| Bug #117214 | inconsistent result of two equivalent query | ||
|---|---|---|---|
| Submitted: | 16 Jan 2025 8:10 | Modified: | 17 Jan 2025 9:23 |
| Reporter: | chi zhang | Email Updates: | |
| Status: | Not a Bug | Impact on me: | |
| Category: | MySQL Server: Optimizer | Severity: | S3 (Non-critical) |
| Version: | 8.0 | OS: | Any |
| Assigned to: | CPU Architecture: | Any | |
[16 Jan 2025 8:10]
chi zhang
[16 Jan 2025 11:49]
MySQL Verification Team
Hi Mr. zhang, Thank you for your bug report. However, this is not a bug. Second and third queries are totally different and we do not see why should they produce the same result. Not a bug.
[16 Jan 2025 11:54]
chi zhang
Hi, The second query is created by replacing the subquery's result with the subquery itself. So I expect they are equivalence. But I sincerely apologize for submitting an incorrect report.
[16 Jan 2025 12:06]
MySQL Verification Team
Hi Mr. zhang, First of all, there is no need to apologise. Second, GROUP BY and UNION cannot produce the same result, particularly since you did not use GROUP BY properly, due to the missing members in the GROUP BY, as explained in our Reference Manual.
[16 Jan 2025 12:14]
chi zhang
Hi, May I ask about the specific differences between the results returned by GROUP BY and UNION in this example?
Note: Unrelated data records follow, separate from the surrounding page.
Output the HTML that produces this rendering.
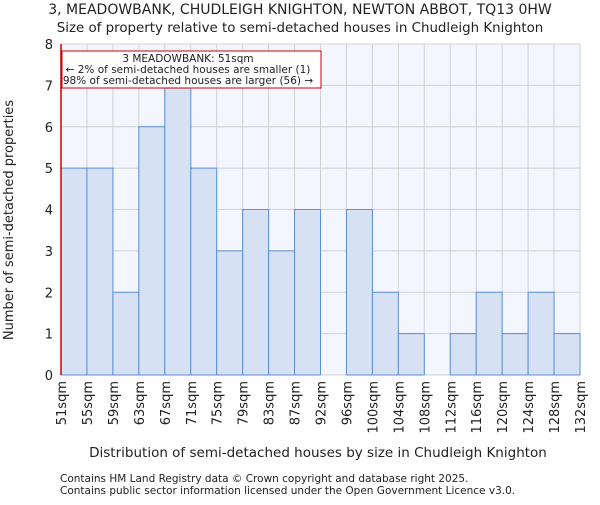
<!DOCTYPE html>
<html><head><meta charset="utf-8"><style>
body{margin:0;background:#fff;font-family:"Liberation Sans","DejaVu Sans",sans-serif}
svg text{font-family:"DejaVu Sans","Liberation Sans",sans-serif}
</style></head><body>
<svg id="c" width="600" height="500" xmlns="http://www.w3.org/2000/svg">
<text x="300" y="14" text-anchor="middle" font-size="14" fill="#222">3, MEADOWBANK, CHUDLEIGH KNIGHTON, NEWTON ABBOT, TQ13 0HW</text>
<text x="300" y="32" text-anchor="middle" font-size="13.4" fill="#222">Size of property relative to semi-detached houses in Chudleigh Knighton</text>
<rect x="61" y="44" width="519" height="331" fill="#f3f6fe"/>
<g id="grid"></g><g id="bars"></g><g id="axes"></g>
<line x1="61" y1="44" x2="61" y2="375" stroke="#cc0000" stroke-width="1.5"/>
<rect x="62" y="51" width="259" height="37" fill="#fff" stroke="#cc0000" stroke-width="1"/>
<text x="188" y="62" text-anchor="middle" font-size="10.5" fill="#222">3 MEADOWBANK: 51sqm</text>
<text x="188" y="73" text-anchor="middle" font-size="10.5" fill="#222">← 2% of semi-detached houses are smaller (1)</text>
<text x="188" y="84" text-anchor="middle" font-size="10.5" fill="#222">98% of semi-detached houses are larger (56) →</text>
<text x="318" y="457" text-anchor="middle" font-size="13.5" fill="#222">Distribution of semi-detached houses by size in Chudleigh Knighton</text>
<text transform="translate(13,220) rotate(-90)" text-anchor="middle" font-size="13" fill="#222">Number of semi-detached properties</text>
<text x="60" y="482" font-size="10.5" fill="#222">Contains HM Land Registry data © Crown copyright and database right 2025.</text>
<text x="60" y="494" font-size="10.5" fill="#222">Contains public sector information licensed under the Open Government Licence v3.0.</text>
</svg>
<script>
const tickLabels=["51sqm","55sqm","59sqm","63sqm","67sqm","71sqm","75sqm","79sqm","83sqm","87sqm","92sqm","96sqm","100sqm","104sqm","108sqm","112sqm","116sqm","120sqm","124sqm","128sqm","132sqm"];
const counts=[5,5,2,6,7,5,3,4,3,4,0,4,2,1,0,1,2,1,2,1];
const yTicks=[0,1,2,3,4,5,6,7,8];
const NS="http://www.w3.org/2000/svg";
const X0=61,X1=580,Y0=375,Y1=44,YMAX=8;
const bw=(X1-X0)/counts.length;
const x=i=>X0+i*bw;
const y=v=>Y0-(v/YMAX)*(Y0-Y1);
function mk(t,a,p){const e=document.createElementNS(NS,t);for(const k in a)e.setAttribute(k,a[k]);p.appendChild(e);return e;}
const grid=document.getElementById('grid'),bars=document.getElementById('bars'),axes=document.getElementById('axes');
yTicks.forEach(v=>{
 const l=mk('line',{x1:X0,x2:X1,y1:y(v),y2:y(v),stroke:'#d0d0d0'},grid);
 
 
 const t=mk('text',{x:X0-8,y:y(v)+5,'text-anchor':'end','font-size':'13',fill:'#222'},axes);
 t.textContent=v;
 
 
});
tickLabels.forEach((s,i)=>{
 const l=mk('line',{x1:x(i),x2:x(i),y1:Y1,y2:Y0,stroke:'#d0d0d0'},grid);
 
 
 const t=mk('text',{transform:`translate(${x(i)+5},${Y0+6}) rotate(-90)`,'text-anchor':'end','font-size':'13',fill:'#222'},axes);
 t.textContent=s;
 
 
});
counts.forEach((v,i)=>{
 if(v<=0)return;
 const r=mk('rect',{x:x(i),y:y(v),width:bw,height:Y0-y(v),fill:'#d6e1f4',stroke:'#5b8fd6','stroke-width':1},bars);
 
 
});
</script>
</body></html>
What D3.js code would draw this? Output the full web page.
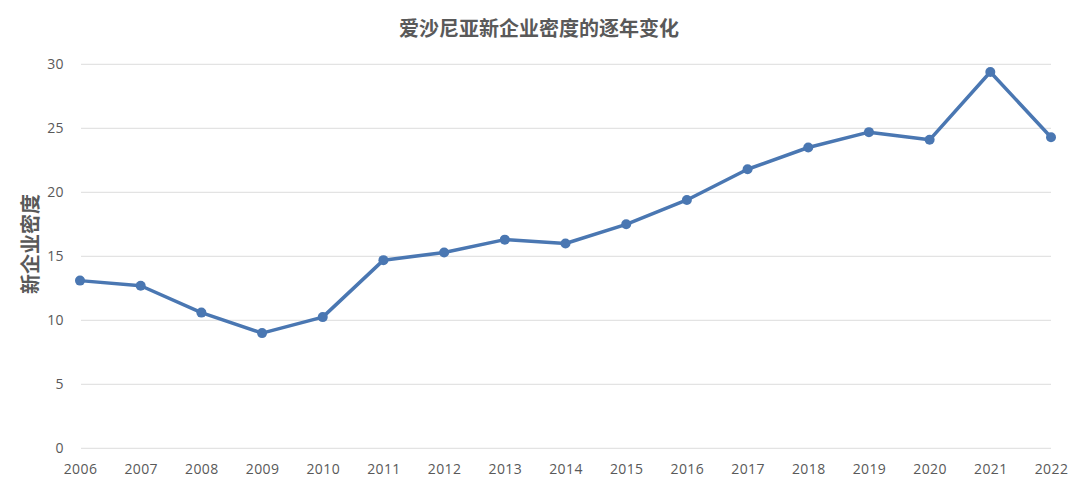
<!DOCTYPE html>
<html><head><meta charset="utf-8">
<script src="https://cdn.jsdelivr.net/npm/d3@7"></script>
<style>body{margin:0;background:#fff;}svg{display:block;}</style>
</head><body>
<svg id="c" width="1080" height="485"></svg>
<script>
const years = ["2006","2007","2008","2009","2010","2011","2012","2013","2014","2015","2016","2017","2018","2019","2020","2021","2022"];
const density = [13.1,12.7,10.6,9.0,10.25,14.7,15.3,16.3,16.0,17.5,19.4,21.8,23.5,24.7,24.1,29.4,24.3];
const yTicks = [0,5,10,15,20,25,30];
const title = "爱沙尼亚新企业密度的逐年变化";
const yTitle = "新企业密度";

const svg = d3.select("#c");
const font = "'Noto Sans CJK SC','Noto Sans',sans-serif";
const tfont = "'Open Sans','Noto Sans',sans-serif";
const x = d3.scalePoint().domain(years).range([80, 1051]);
const y = d3.scaleLinear().domain([0,30]).range([448.3, 64.3]);

svg.append("g").selectAll("line").data(yTicks).join("line")
  .attr("x1", 81).attr("x2", 1051)
  .attr("y1", d=>y(d)).attr("y2", d=>y(d))
  .attr("stroke", "#e3e3e3").attr("stroke-width", 1.2);

const ya = svg.append("g").attr("transform","translate(64,0)")
  .call(d3.axisLeft(y).tickValues(yTicks).tickSize(0).tickPadding(0));
ya.select(".domain").remove();
ya.selectAll("text").attr("fill","#595959").style("font-family",tfont).style("font-size","14px").style("letter-spacing","0.4px");

const xa = svg.append("g").attr("transform","translate(0,464)")
  .call(d3.axisBottom(x).tickSize(0).tickPadding(0));
xa.select(".domain").remove();
xa.selectAll("text").attr("fill","#595959").style("font-family",tfont).style("font-size","14px").style("letter-spacing","0.4px").attr("dy","0.71em");

svg.append("text").attr("x",539).attr("y",36).attr("text-anchor","middle")
  .attr("fill","#595959").style("font-family",font).style("font-size","20px").style("font-weight","bold").text(title);

svg.append("text").attr("transform","translate(38,244) rotate(-90)").attr("text-anchor","middle")
  .attr("fill","#595959").style("font-family",font).style("font-size","20px").style("font-weight","bold").text(yTitle);

const line = d3.line().x((d,i)=>x(years[i])).y(d=>y(d));
svg.append("path").datum(density).attr("d",line).attr("fill","none")
  .attr("stroke","#4a77b2").attr("stroke-width",3.5).attr("stroke-linejoin","round");
svg.append("g").selectAll("circle").data(density).join("circle")
  .attr("cx",(d,i)=>x(years[i])).attr("cy",d=>y(d)).attr("r",5).attr("fill","#4a77b2");
</script>
</body></html>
Shouldn't they both produce the same results like +----------------------+ | 18446744073709552000 | +----------------------+ | 1 | +----------------------+
[16 Jan 2025 12:42]
MySQL Verification Team
Hi Mr. zhang, You are correct. This is a verified bug in our Optimiser, in all supported versions, from 8.0 and higher.
[16 Jan 2025 12:43]
chi zhang
Hi, Thank you very much for confirming this report.
[17 Jan 2025 8:24]
Roy Lyseng
Posted by developer: This is not a bug. There are implicit conversions between data types that make us loose precision in the calculations. This is particularly vulnerable with floating point numbers.
[17 Jan 2025 9:23]
chi zhang
Hi, Thank you for your double check, I wonder is there any approach to query the type of the result of SELECT query. For example, the type of the result of `SELECT BIT_AND(t32.c0) AS c0 FROM t32 GROUP BY t32.c0;`
[17 Jan 2025 11:08]
Roy Lyseng
If you run the MySQL client, you can use the --column-type-info option. A cruder way is to precede the SELECT clause with a CREATE TABLE clause and do SHOW CREATE TABLE on the created table afterwards.